Segen ist vollumfänglich Zuspruch und Geschenk Gottes an die Menschen. Ob und wie Gottes Segen wirkt, liegt nicht in menschlicher Hand. Menschen können aber im Vertrauen auf die Wirksamkeit des Segens diesen empfangen und an andere weitergeben.

Insofern war die Aktion in zahlreichen katholischen Gemeinden #LiebeGewinnt ein großartiges kirchenpolitisches und theologisches Zeichen. Aber vor allen Dingen auch ein zutiefst menschliches.

Am 10. Mai wurden in über 100 katholischen Kirchen in Deutschland Segnungsgottesdienste gefeiert. Ich war im Segnungsgottesdienst der Katholischen Hochschulgemeinde in Mainz dabei. Einzelne und Paare wurden gesegnet, unabhängig von Familienstand, sexueller Orientierung und Geschlechtsidentität. Uns wurde Gutes gewünscht: körperlich, geistig, seelisch. Das hat allen gut getan.

Es war ein eindrückliches Zeichen gegen die Aussage der Glaubenskongregation, dass gleichgeschlechtliche Paare nicht gesegnet werden dürfen. Denn Gottes Segen ist unverfügbar. Er gehört weder den Kardinälen noch den Bischöfen oder Priestern. Das Subjekt jeder Segenshandlung ist Gott selbst.
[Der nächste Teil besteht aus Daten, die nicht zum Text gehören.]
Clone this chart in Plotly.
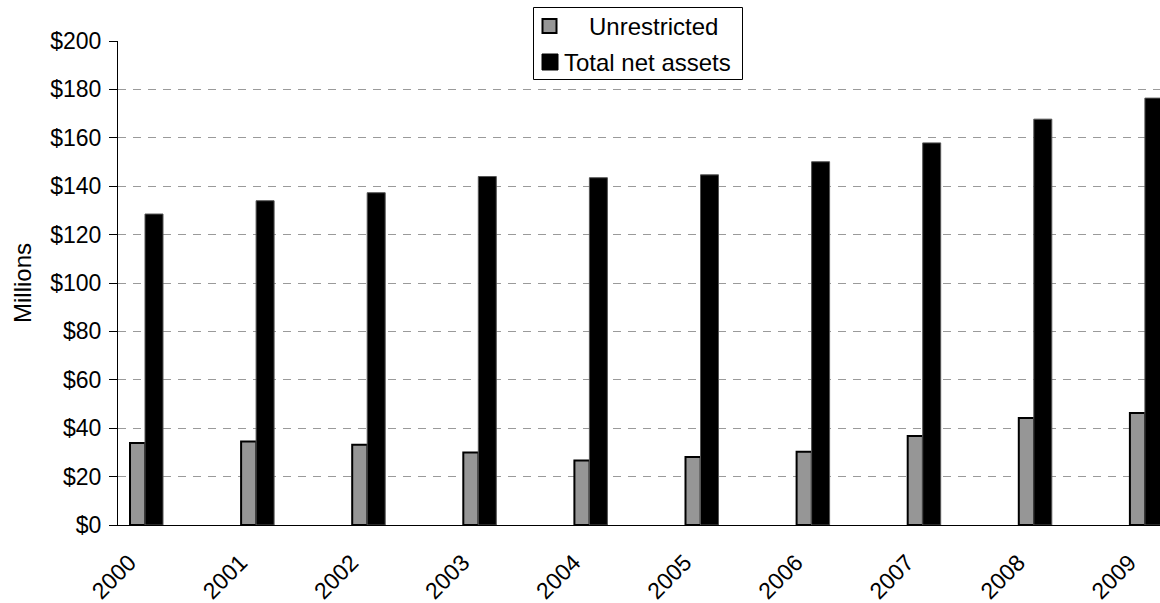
import plotly.graph_objects as go

# Net assets by fiscal year, in millions of dollars
years = ["2000", "2001", "2002", "2003", "2004", "2005", "2006", "2007", "2008", "2009"]
unrestricted = [33.9, 34.5, 33.2, 30.0, 26.7, 28.1, 30.3, 36.8, 44.2, 46.3]
total_net_assets = [128.5, 134.0, 137.3, 144.0, 143.5, 144.7, 150.1, 157.9, 167.7, 176.4]
series_names = ["Unrestricted", "Total net assets"]
y_ticks = [0, 20, 40, 60, 80, 100, 120, 140, 160, 180, 200]
y_tick_labels = ["$" + str(v) for v in y_ticks]

W, H = 1160, 603
L, R, T, B = 118, 0, 41, 78
FONT = "Arial, Liberation Sans, sans-serif"
GRAY = "#969696"

plot_w = W - L - R
plot_h = H - T - B


def px(x):
    """Pixel x -> paper x."""
    return (x - L) / plot_w


def py(y):
    """Pixel y -> paper y."""
    return (H - B - y) / plot_h


fig = go.Figure()
fig.add_trace(go.Bar(
    x=years, y=unrestricted, name=series_names[0],
    marker=dict(color=GRAY, line=dict(color="#000000", width=2)),
    offset=0.0045, width=0.137, showlegend=False,
))
fig.add_trace(go.Bar(
    x=years, y=total_net_assets, name=series_names[1],
    marker=dict(color="#000000", line=dict(color="#555555", width=1)),
    offset=0.1395, width=0.162, showlegend=False,
))

# Legend box drawn by hand so the swatches and text sit like the original
shapes = [
    dict(type="rect", xref="paper", yref="paper",
         x0=px(533.5), x1=px(742.5), y0=py(79.5), y1=py(7.5),
         line=dict(color="#000000", width=1), fillcolor="#ffffff", layer="above"),
    dict(type="rect", xref="paper", yref="paper",
         x0=px(542.5), x1=px(556.5), y0=py(33), y1=py(19),
         line=dict(color="#000000", width=2), fillcolor=GRAY, layer="above"),
    dict(type="rect", xref="paper", yref="paper",
         x0=px(542), x1=px(558), y0=py(70), y1=py(54),
         line=dict(color="#000000", width=1), fillcolor="#000000", layer="above"),
]
annotations = [
    dict(text=series_names[0], xref="paper", yref="paper", x=px(653.5), y=py(26.5),
         xanchor="center", yanchor="middle", showarrow=False,
         font=dict(family=FONT, size=24, color="#000000")),
    dict(text=series_names[1], xref="paper", yref="paper", x=px(562), y=py(62),
         xanchor="left", yanchor="middle", showarrow=False,
         font=dict(family=FONT, size=24, color="#000000")),
    dict(text="Millions", xref="paper", yref="paper", x=px(22), y=0.5,
         xanchor="center", yanchor="middle", textangle=-90, showarrow=False,
         font=dict(family=FONT, size=24, color="#000000")),
]

fig.update_layout(
    width=W, height=H,
    margin=dict(l=L, r=R, t=T, b=B, autoexpand=False),
    paper_bgcolor="#ffffff", plot_bgcolor="#ffffff",
    barmode="overlay",
    font=dict(family=FONT, size=23, color="#000000"),
    shapes=shapes, annotations=annotations,
    showlegend=False,
)
fig.update_xaxes(
    type="category", categoryorder="array", categoryarray=years,
    range=[-0.1035, 9.2754],
    showline=True, linecolor="#000000", linewidth=1,
    showgrid=False, ticks="", tickangle=-45,
    tickfont=dict(family=FONT, size=23, color="#000000"),
    ticklabelstandoff=14,
    zeroline=False, automargin=False,
)
fig.update_yaxes(
    range=[0, 200], tickvals=y_ticks, ticktext=y_tick_labels,
    showline=True, linecolor="#000000", linewidth=1,
    ticks="outside", ticklen=8, tickcolor="#000000", tickwidth=1,
    showgrid=True, gridcolor="#9a9a9a", gridwidth=1, griddash="8px,7px",
    tickfont=dict(family=FONT, size=23, color="#000000"),
    ticklabelstandoff=3,
    zeroline=False, automargin=False,
)

fig.write_html("out.html")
Gestärkt durch Gottes Segen können Menschen aktiv dafür sorgen, dass sie selbst zum Segen für andere werden. Wie Menschen Segen weitergeben, ist dabei vielfältig: Liebevolle Gedanken über einen Menschen. Die Hand auf den Kopf oder auf die Schulter legen und ein freundliches Wort sprechen. Eine segnende Geste, ein Segenswunsch. Ein Segenswort kann Menschen heute genauso wie damals Abraham und Sara ermutigen und stärken. Und das ist so wichtig, wenn es darum geht aufzubrechen und Neues zu wagen.

Zum Schluss zitiere ich den Theologen Dietrich Bonhoeffer, Pfarrer und Widerstandskämpfer gegen den Nationalsozialismus:

„Wer selbst gesegnet wurde, der kann nicht anders, als diesen Segen weitergeben, ja, er muss dort, wo er ist, ein Segen sein. Nur aus dem Unmöglichen kann die Welt erneuert werden. Dieses Unmögliche ist der Segen Gottes.“ (Dietrich Bonhoeffer am 8.6.1944 DBW 8, S. 675)

So möge Gottes Segen mit uns allen sein!